╭──
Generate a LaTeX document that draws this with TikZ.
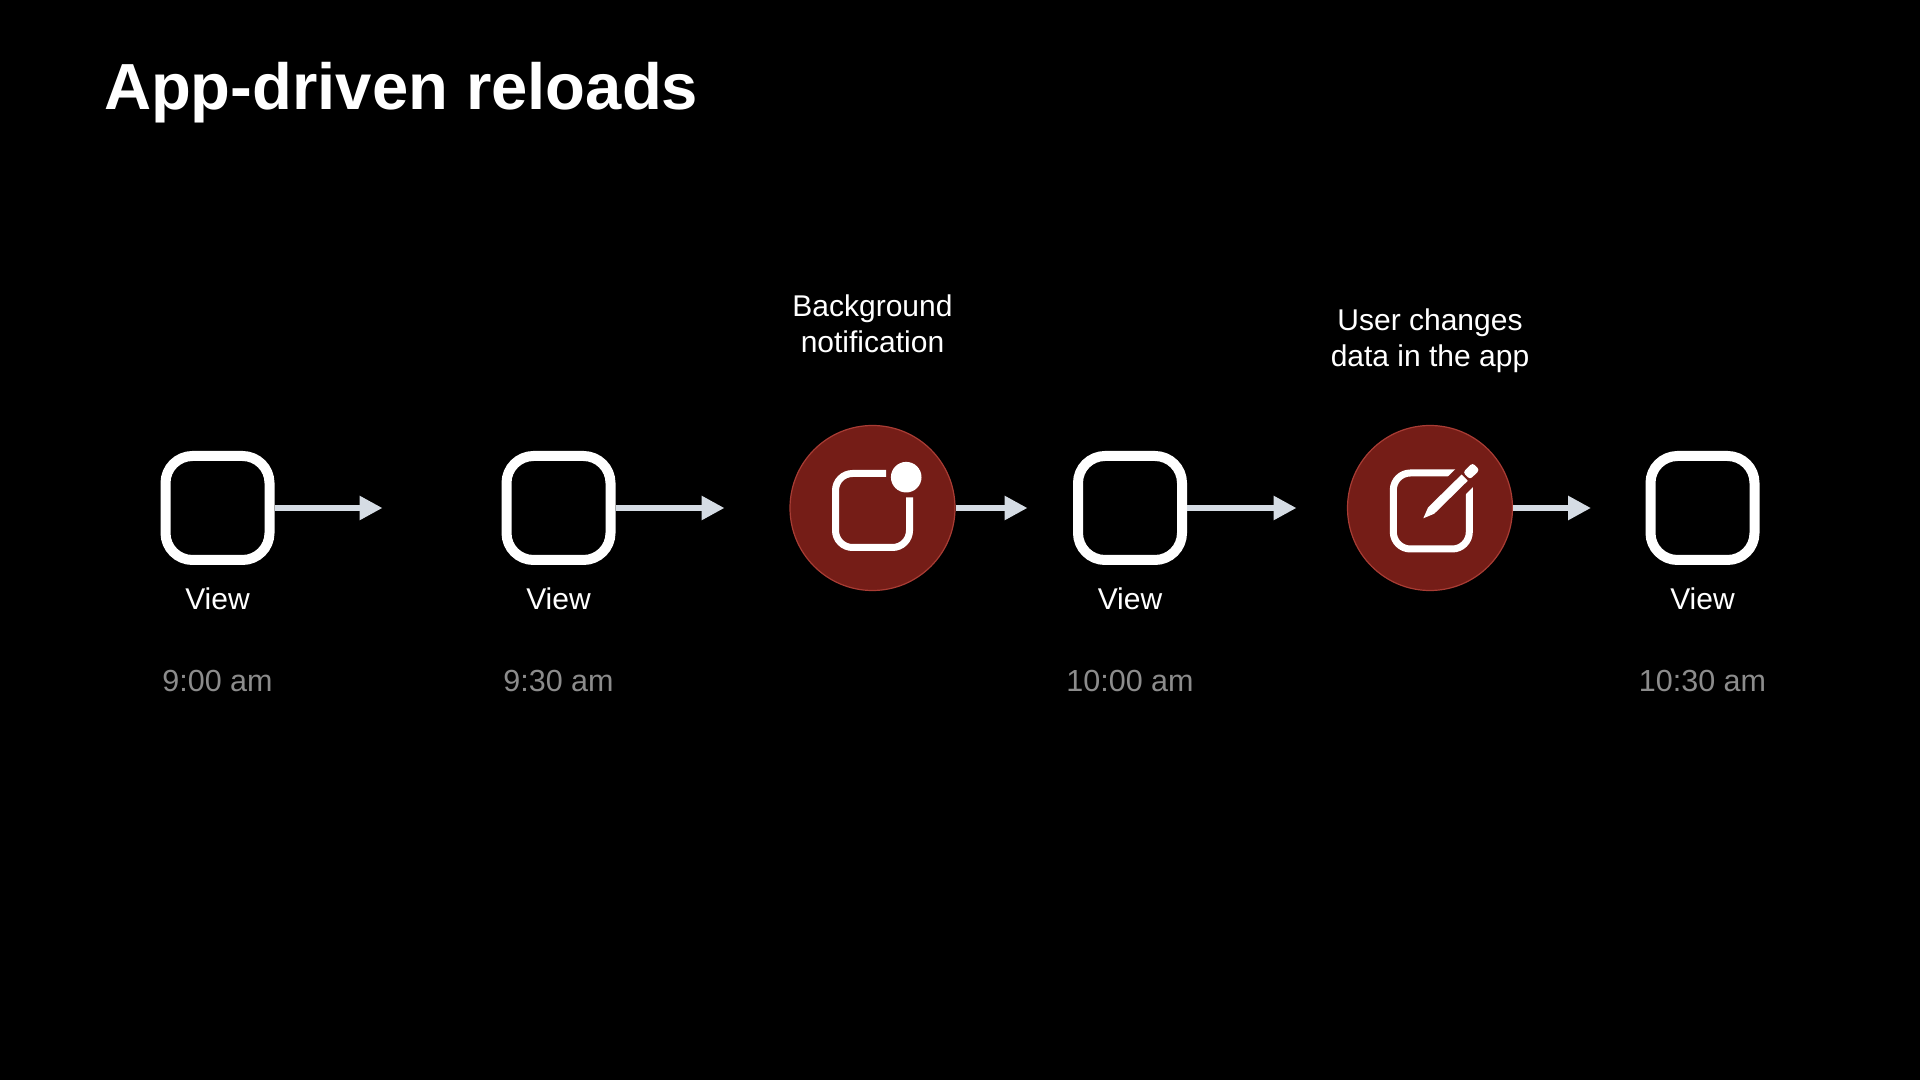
\documentclass[tikz,border=0pt]{standalone}
\usepackage{fontspec}
\setmainfont{Liberation Sans}
\usetikzlibrary{arrows.meta}
\definecolor{arrowgray}{HTML}{D5DCE4}
\definecolor{timegray}{HTML}{8C8C8C}
\definecolor{badgered}{HTML}{751D17}
\definecolor{badgeline}{HTML}{A83C34}
\begin{document}
\begin{tikzpicture}[x=1pt, y=1pt,
		view/.style = {draw=white, line width=10pt, rounded corners=27pt, minimum size=104pt, inner sep=0pt},
		badge/.style = {draw=badgeline, fill=badgered, line width=1.2pt, circle, minimum size=165pt, inner sep=0pt},
		flow/.style = {draw=arrowgray, line width=6.5pt, -{Triangle[length=23pt, width=23pt]}},
		icon/.style = {draw=white, line width=7pt, rounded corners=17pt, line cap=butt},
		txt/.style = {text=white, font=\fontsize{30}{36}\selectfont, align=center},
		time/.style = {text=timegray, font=\fontsize{30.5}{36}\selectfont}]
		\useasboundingbox (0,0) rectangle (1920,1079.6);
		\fill[black] (-3,-3) rectangle (1923,1083);
		\node[text=white, font=\fontsize{65.2}{78}\selectfont\bfseries, anchor=base west] (title) at (100.5,969.8) {App-driven reloads};
		\node[view] (v1) at (217.5,571.6) {};
		\node[view] (v2) [right of=v1, node distance=341pt] {};
		\node[badge] (b1) [right of=v2, node distance=314pt] {};
		\node[view] (v3) [right of=b1, node distance=257.5pt] {};
		\node[badge] (b2) [right of=v3, node distance=300pt] {};
		\node[view] (v4) [right of=b2, node distance=272.5pt] {};
		\node[coordinate] (e1) [right of=v1, node distance=165pt] {};
		\node[coordinate] (e2) [right of=v2, node distance=166pt] {};
		\node[coordinate] (e3) [right of=b1, node distance=155pt] {};
		\node[coordinate] (e4) [right of=v3, node distance=166.5pt] {};
		\node[coordinate] (e5) [right of=b2, node distance=161pt] {};
		\draw[flow] (v1) -- (e1);
		\draw[flow] (v2) -- (e2);
		\draw[flow] (b1) -- (e3);
		\draw[flow] (v3) -- (e4);
		\draw[flow] (b2) -- (e5);
		\node[txt] (l1) [below of=v1, node distance=91pt] {View};
		\node[txt] (l2) [below of=v2, node distance=91pt] {View};
		\node[txt] (l3) [below of=v3, node distance=91pt] {View};
		\node[txt] (l4) [below of=v4, node distance=91pt] {View};
		\node[time] (t1) [below of=v1, node distance=173pt] {9:00 am};
		\node[time] (t2) [below of=v2, node distance=173pt] {9:30 am};
		\node[time] (t3) [below of=v3, node distance=173pt] {10:00 am};
		\node[time] (t4) [below of=v4, node distance=173pt] {10:30 am};
		\node[txt] (n1) [above of=b1, node distance=184pt] {Background\\notification};
		\node[txt] (n2) [above of=b2, node distance=167.5pt] {User changes\\data in the app};
		% notification icon
		\begin{scope}[shift={(b1.center)}, yshift=-2.5pt]
			\draw[icon] (13.7,37) -- (-37,37) -- (-37,-37) -- (37,-37) -- (37,13);
			\fill[white] (33.7,33.3) circle (15.3);
		\end{scope}
		% edit icon
		\begin{scope}[shift={(b2.center)}, xshift=1.3pt, yshift=-3pt]
			\draw[icon] (28,38) -- (-38,38) -- (-38,-38) -- (38,-38) -- (38,28);
			\begin{scope}[shift={(-8,-7.3)}, rotate=44.5]
				\draw[badgered, line width=25pt] (25,0) -- (72,0);
				\fill[white] (0,0) -- (11,4.4) -- (58,4.4) -- (58,-4.4) -- (11,-4.4) -- cycle;
				\fill[white, rounded corners=3pt] (60.5,-5) rectangle (74,5);
			\end{scope}
		\end{scope}
	\end{tikzpicture}
\end{document}
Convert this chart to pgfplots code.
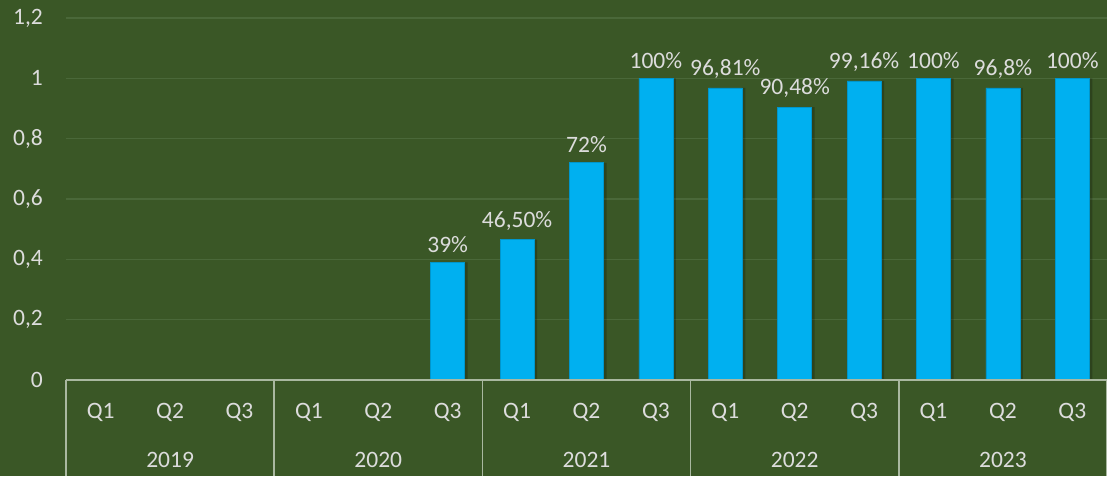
\documentclass[border=0pt]{standalone}
\usepackage{pgfplots}
\pgfplotsset{compat=1.18}
\usepackage{pgfplotstable}
\usepackage{fontspec}
\setmainfont{Carlito}
\usetikzlibrary{backgrounds,calc}
\definecolor{bg}{HTML}{3A5726}
\definecolor{gridc}{HTML}{4A6839}
\definecolor{barc}{HTML}{00B0F0}
\definecolor{txt}{HTML}{DCDCDC}
\definecolor{axl}{HTML}{A9B8A0}

\pgfplotstableread{
x y lab
5 0.39 39\%
6 0.465 46,50\%
7 0.72 72\%
8 1.0 100\%
9 0.9681 96,81\%
10 0.9048 90,48\%
11 0.9916 99,16\%
12 1.0 100\%
13 0.968 96,8\%
14 1.0 100\%
}\datatable

\newcommand{\fnt}{\fontsize{23.5}{28}\selectfont}

\begin{document}
\begin{tikzpicture}[font=\fnt]
\begin{axis}[
  width=1041pt, height=362pt, scale only axis,
  xmin=-0.5, xmax=14.5, ymin=0, ymax=1.2,
  axis line style={draw=none},
  major tick length=0pt,
  xtick={0,...,14},
  xticklabels={Q1,Q2,Q3,Q1,Q2,Q3,Q1,Q2,Q3,Q1,Q2,Q3,Q1,Q2,Q3},
  xticklabel style={anchor=center, yshift=-32pt, text=txt, font=\fnt},
  ytick={0,0.2,0.4,0.6,0.8,1,1.2},
  yticklabels={0,{0,2},{0,4},{0,6},{0,8},1,{1,2}},
  yticklabel style={anchor=east, inner sep=0pt, xshift=-23pt, text=txt, font=\fnt},
  ymajorgrids,
  grid style={draw=gridc, line width=1.3pt},
  ybar, bar width=34pt,
  clip=false,
  nodes near coords,
  point meta=explicit symbolic,
  nodes near coords style={text=txt, font=\fnt, yshift=6pt},
]
\addplot[fill=black, opacity=0.22, draw=none, bar shift=3pt, nodes near coords={}] table[x=x, y=y] \datatable;
\addplot[fill=barc, draw=barc!85!black, line width=0.6pt, bar shift=0pt] table[x=x, y=y, meta=lab] \datatable;
\draw[axl, line width=1.5pt] (axis cs:-0.5,0) -- (axis cs:14.5,0);
\draw[axl, line width=1.5pt] (axis cs:-0.5,0) -- ([yshift=-96pt]axis cs:-0.5,0);
\draw[axl, line width=1.5pt] (axis cs:2.5,0) -- ([yshift=-96pt]axis cs:2.5,0);
\draw[axl, line width=1.5pt] (axis cs:5.5,0) -- ([yshift=-96pt]axis cs:5.5,0);
\draw[axl, line width=1.5pt] (axis cs:8.5,0) -- ([yshift=-96pt]axis cs:8.5,0);
\draw[axl, line width=1.5pt] (axis cs:11.5,0) -- ([yshift=-96pt]axis cs:11.5,0);
\draw[axl, line width=1.5pt] (axis cs:14.5,0) -- ([yshift=-96pt]axis cs:14.5,0);
\node[text=txt, font=\fnt] at ([yshift=-80pt]axis cs:1,0) {2019};
\node[text=txt, font=\fnt] at ([yshift=-80pt]axis cs:4,0) {2020};
\node[text=txt, font=\fnt] at ([yshift=-80pt]axis cs:7,0) {2021};
\node[text=txt, font=\fnt] at ([yshift=-80pt]axis cs:10,0) {2022};
\node[text=txt, font=\fnt] at ([yshift=-80pt]axis cs:13,0) {2023};
\end{axis}
\begin{scope}[on background layer]
\fill[bg] ($(current axis.south west)+(-66pt,-96pt)$) rectangle ($(current axis.north east)+(0,18pt)$);
\end{scope}
\pgfresetboundingbox
\useasboundingbox ($(current axis.south west)+(-66pt,-96pt)$) rectangle ($(current axis.north east)+(0,18pt)$);
\end{tikzpicture}
\end{document}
╰──
- WHAT THIS TASK INVOLVES -
Do not copy the pictures, but repeat every line exactly.

- EXERCISE RESPONSE -
Generate a LaTeX document that draws this with TikZ.
\documentclass[tikz,border=0pt]{standalone}
\usepackage{fontspec}
\setmainfont{Liberation Sans}
\usetikzlibrary{arrows.meta}
\definecolor{arrowgray}{HTML}{D5DCE4}
\definecolor{timegray}{HTML}{8C8C8C}
\definecolor{badgered}{HTML}{751D17}
\definecolor{badgeline}{HTML}{A83C34}
\begin{document}
\begin{tikzpicture}[x=1pt, y=1pt,
		view/.style = {draw=white, line width=10pt, rounded corners=27pt, minimum size=104pt, inner sep=0pt},
		badge/.style = {draw=badgeline, fill=badgered, line width=1.2pt, circle, minimum size=165pt, inner sep=0pt},
		flow/.style = {draw=arrowgray, line width=6.5pt, -{Triangle[length=23pt, width=23pt]}},
		icon/.style = {draw=white, line width=7pt, rounded corners=17pt, line cap=butt},
		txt/.style = {text=white, font=\fontsize{30}{36}\selectfont, align=center},
		time/.style = {text=timegray, font=\fontsize{30.5}{36}\selectfont}]
		\useasboundingbox (0,0) rectangle (1920,1079.6);
		\fill[black] (-3,-3) rectangle (1923,1083);
		\node[text=white, font=\fontsize{65.2}{78}\selectfont\bfseries, anchor=base west] (title) at (100.5,969.8) {App-driven reloads};
		\node[view] (v1) at (217.5,571.6) {};
		\node[view] (v2) [right of=v1, node distance=341pt] {};
		\node[badge] (b1) [right of=v2, node distance=314pt] {};
		\node[view] (v3) [right of=b1, node distance=257.5pt] {};
		\node[badge] (b2) [right of=v3, node distance=300pt] {};
		\node[view] (v4) [right of=b2, node distance=272.5pt] {};
		\node[coordinate] (e1) [right of=v1, node distance=165pt] {};
		\node[coordinate] (e2) [right of=v2, node distance=166pt] {};
		\node[coordinate] (e3) [right of=b1, node distance=155pt] {};
		\node[coordinate] (e4) [right of=v3, node distance=166.5pt] {};
		\node[coordinate] (e5) [right of=b2, node distance=161pt] {};
		\draw[flow] (v1) -- (e1);
		\draw[flow] (v2) -- (e2);
		\draw[flow] (b1) -- (e3);
		\draw[flow] (v3) -- (e4);
		\draw[flow] (b2) -- (e5);
		\node[txt] (l1) [below of=v1, node distance=91pt] {View};
		\node[txt] (l2) [below of=v2, node distance=91pt] {View};
		\node[txt] (l3) [below of=v3, node distance=91pt] {View};
		\node[txt] (l4) [below of=v4, node distance=91pt] {View};
		\node[time] (t1) [below of=v1, node distance=173pt] {9:00 am};
		\node[time] (t2) [below of=v2, node distance=173pt] {9:30 am};
		\node[time] (t3) [below of=v3, node distance=173pt] {10:00 am};
		\node[time] (t4) [below of=v4, node distance=173pt] {10:30 am};
		\node[txt] (n1) [above of=b1, node distance=184pt] {Background\\notification};
		\node[txt] (n2) [above of=b2, node distance=167.5pt] {User changes\\data in the app};
		% notification icon
		\begin{scope}[shift={(b1.center)}, yshift=-2.5pt]
			\draw[icon] (13.7,37) -- (-37,37) -- (-37,-37) -- (37,-37) -- (37,13);
			\fill[white] (33.7,33.3) circle (15.3);
		\end{scope}
		% edit icon
		\begin{scope}[shift={(b2.center)}, xshift=1.3pt, yshift=-3pt]
			\draw[icon] (28,38) -- (-38,38) -- (-38,-38) -- (38,-38) -- (38,28);
			\begin{scope}[shift={(-8,-7.3)}, rotate=44.5]
				\draw[badgered, line width=25pt] (25,0) -- (72,0);
				\fill[white] (0,0) -- (11,4.4) -- (58,4.4) -- (58,-4.4) -- (11,-4.4) -- cycle;
				\fill[white, rounded corners=3pt] (60.5,-5) rectangle (74,5);
			\end{scope}
		\end{scope}
	\end{tikzpicture}
\end{document}
Convert this chart to pgfplots code.
\documentclass[border=0pt]{standalone}
\usepackage{pgfplots}
\pgfplotsset{compat=1.18}
\usepackage{pgfplotstable}
\usepackage{fontspec}
\setmainfont{Carlito}
\usetikzlibrary{backgrounds,calc}
\definecolor{bg}{HTML}{3A5726}
\definecolor{gridc}{HTML}{4A6839}
\definecolor{barc}{HTML}{00B0F0}
\definecolor{txt}{HTML}{DCDCDC}
\definecolor{axl}{HTML}{A9B8A0}

\pgfplotstableread{
x y lab
5 0.39 39\%
6 0.465 46,50\%
7 0.72 72\%
8 1.0 100\%
9 0.9681 96,81\%
10 0.9048 90,48\%
11 0.9916 99,16\%
12 1.0 100\%
13 0.968 96,8\%
14 1.0 100\%
}\datatable

\newcommand{\fnt}{\fontsize{23.5}{28}\selectfont}

\begin{document}
\begin{tikzpicture}[font=\fnt]
\begin{axis}[
  width=1041pt, height=362pt, scale only axis,
  xmin=-0.5, xmax=14.5, ymin=0, ymax=1.2,
  axis line style={draw=none},
  major tick length=0pt,
  xtick={0,...,14},
  xticklabels={Q1,Q2,Q3,Q1,Q2,Q3,Q1,Q2,Q3,Q1,Q2,Q3,Q1,Q2,Q3},
  xticklabel style={anchor=center, yshift=-32pt, text=txt, font=\fnt},
  ytick={0,0.2,0.4,0.6,0.8,1,1.2},
  yticklabels={0,{0,2},{0,4},{0,6},{0,8},1,{1,2}},
  yticklabel style={anchor=east, inner sep=0pt, xshift=-23pt, text=txt, font=\fnt},
  ymajorgrids,
  grid style={draw=gridc, line width=1.3pt},
  ybar, bar width=34pt,
  clip=false,
  nodes near coords,
  point meta=explicit symbolic,
  nodes near coords style={text=txt, font=\fnt, yshift=6pt},
]
\addplot[fill=black, opacity=0.22, draw=none, bar shift=3pt, nodes near coords={}] table[x=x, y=y] \datatable;
\addplot[fill=barc, draw=barc!85!black, line width=0.6pt, bar shift=0pt] table[x=x, y=y, meta=lab] \datatable;
\draw[axl, line width=1.5pt] (axis cs:-0.5,0) -- (axis cs:14.5,0);
\draw[axl, line width=1.5pt] (axis cs:-0.5,0) -- ([yshift=-96pt]axis cs:-0.5,0);
\draw[axl, line width=1.5pt] (axis cs:2.5,0) -- ([yshift=-96pt]axis cs:2.5,0);
\draw[axl, line width=1.5pt] (axis cs:5.5,0) -- ([yshift=-96pt]axis cs:5.5,0);
\draw[axl, line width=1.5pt] (axis cs:8.5,0) -- ([yshift=-96pt]axis cs:8.5,0);
\draw[axl, line width=1.5pt] (axis cs:11.5,0) -- ([yshift=-96pt]axis cs:11.5,0);
\draw[axl, line width=1.5pt] (axis cs:14.5,0) -- ([yshift=-96pt]axis cs:14.5,0);
\node[text=txt, font=\fnt] at ([yshift=-80pt]axis cs:1,0) {2019};
\node[text=txt, font=\fnt] at ([yshift=-80pt]axis cs:4,0) {2020};
\node[text=txt, font=\fnt] at ([yshift=-80pt]axis cs:7,0) {2021};
\node[text=txt, font=\fnt] at ([yshift=-80pt]axis cs:10,0) {2022};
\node[text=txt, font=\fnt] at ([yshift=-80pt]axis cs:13,0) {2023};
\end{axis}
\begin{scope}[on background layer]
\fill[bg] ($(current axis.south west)+(-66pt,-96pt)$) rectangle ($(current axis.north east)+(0,18pt)$);
\end{scope}
\pgfresetboundingbox
\useasboundingbox ($(current axis.south west)+(-66pt,-96pt)$) rectangle ($(current axis.north east)+(0,18pt)$);
\end{tikzpicture}
\end{document}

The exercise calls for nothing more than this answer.